Вот папка про Твардовского, которого Тарасенков вытаскивал в Москву из Смоленска в тот момент, когда его прорабатывали на собраниях и клеймили подкулачником. А вот папки с его «правильными» статьями о Заболоцком, Мандельштаме, Пастернаке и других. Вот он карабкается всё выше и становится заместителем главного редактора журнала «Знамя». А вот и тридцатые годы! Тут всё больше выписки с писательских собраний.
Она погружалась на глубину времени – это было слышно по ее голосу: он становился тусклым, безнадежным, исполненным вековой усталостью. Она снова говорила, что хочет закончить «с Тарасенковым» и, наконец, если не написать, то хоть надиктовать о себе.
– Понимаешь, для писателя быть слепым – нестерпимо. Я должна видеть, как слово цепляется за слово, как они все вместе лежат на бумаге. Только так возникает текст. Но я слепая. Я упустила время.
Мы говорили о природе страха. О том, сколько раз их поколение умирало на войне. Как в Таллинском порту Тарасенков выходил на корабле из ада под ураганным огнем своих и чужих, как кричало море, до краев наполненное погибающими людьми, как умирал он от голода в блокаде, как работал фронтовым корреспондентом на Ладоге. Почему они столько вынесли на войне, спасали товарищей, шли на прорыв и в разведку, а спустя несколько лет на собраниях отрекались от друзей, отказывались от самих себя.

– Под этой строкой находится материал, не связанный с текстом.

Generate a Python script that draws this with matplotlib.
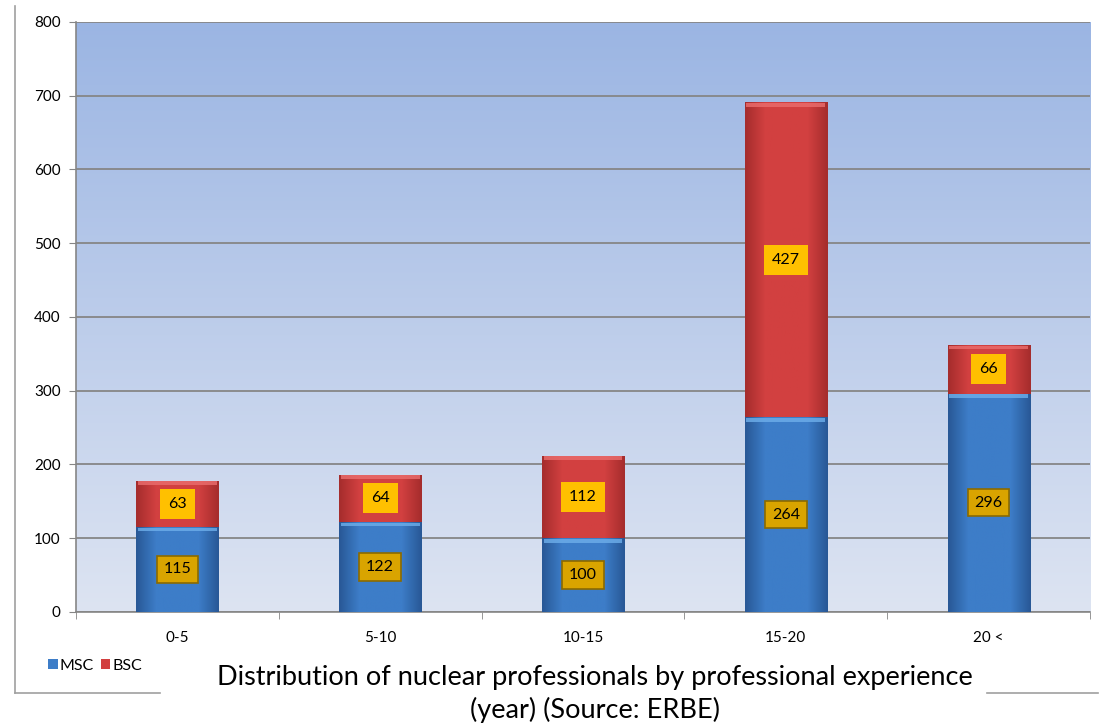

Может быть, оттого, что смерть в бою представлялась достойной и почетной? А в мирной жизни существовать вне общества, жить с клеймом врага и предателя было нестерпимее смерти. Эти мысли не могли не возникать, когда я читала про крупных военачальников и героев Гражданской войны. Почему они так стремительно шли на соглашение со следствием и сдавали своих товарищей? Где было их личное мужество?